用于具有移码错误的全长cDNA序列的氨基酸翻译程序。

Amino acid translation program for full-length cDNA sequences with frameshift errors.

作者信息

Fukunishi Y, Hayashizaki Y

机构信息

Laboratory for Genome Exploration Research Group, RIKEN Genomic Sciences Center, RIKEN Yokahama Institute, Yokohama City, Kanagawa 230-0045, Japan.

出版信息

Physiol Genomics. 2001 Mar 8;5(2):81-7. doi: 10.1152/physiolgenomics.2001.5.2.81.

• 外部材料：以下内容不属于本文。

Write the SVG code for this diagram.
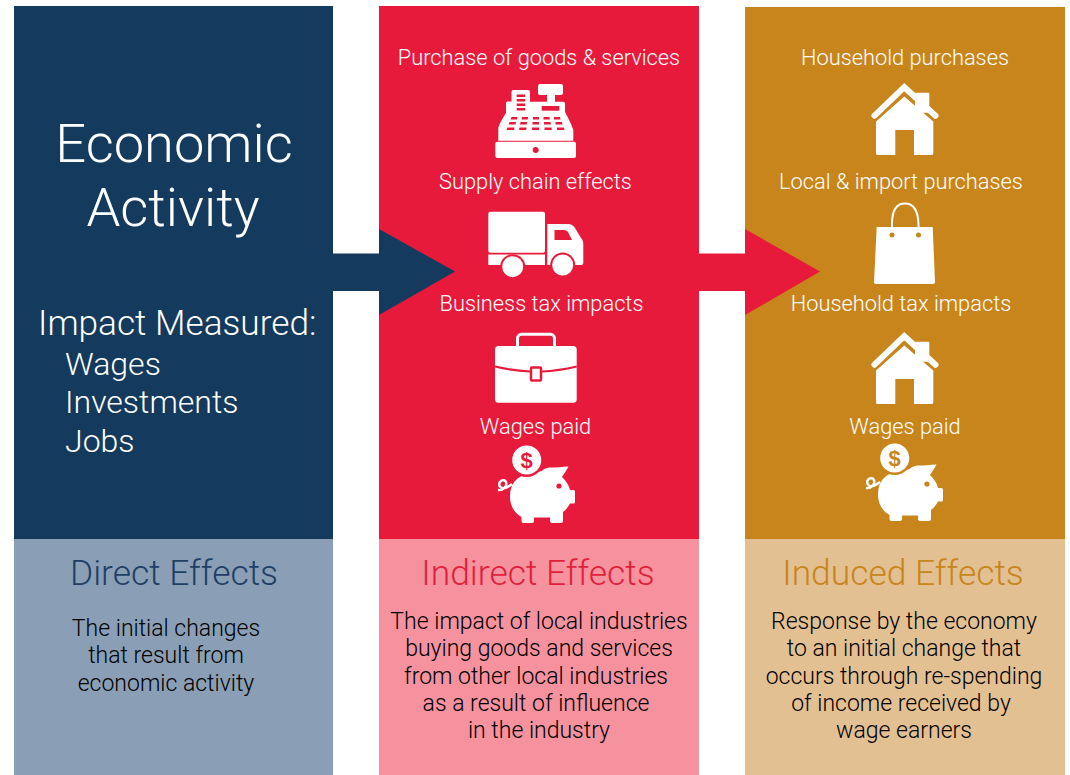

DOI:10.1152/physiolgenomics.2001.5.2.81

PMID:11242592

Abstract

Here we present an amino acid translation program designed to suggest the position of experimental frameshift errors and predict amino acid sequences for full-length cDNA sequences having phred scores. Our program generates artificial insertions into artificial deletions from low-accuracy positions of the original sequence, thereby generating many candidate sequences. The validity of the most probable sequence (the likelihood that it represents the actual protein) is evaluated by using a score (V(a)) that is calculated in light of the Kozak consensus, preferred codon usage, and position of the initiation codon. To evaluate the software, we have used a database in which, out of 612 cDNA sequences, 524 (86%) carried 773 frameshift errors in the coding sequence. Our software detected and corrected 48% of the total frameshift errors in 62% of the total cDNA sequences with frameshift errors. The false positive rate of frameshift correction was 9%, and 91% of the suggested frameshifts were true.

摘要

在此，我们展示了一个氨基酸翻译程序，该程序旨在指出实验性移码错误的位置，并预测具有phred分数的全长cDNA序列的氨基酸序列。我们的程序从原始序列的低准确性位置生成人工插入或人工缺失，从而产生许多候选序列。通过使用一个分数（V(a)）来评估最可能序列的有效性（即它代表实际蛋白质的可能性），该分数是根据科扎克共有序列、偏好的密码子使用情况以及起始密码子的位置计算得出的。为了评估该软件，我们使用了一个数据库，在612个cDNA序列中，有524个（86%）在编码序列中存在773个移码错误。我们的软件在62%存在移码错误的cDNA序列中检测并纠正了48%的总移码错误。移码校正的假阳性率为9%，并且所建议的移码中有91%是正确的。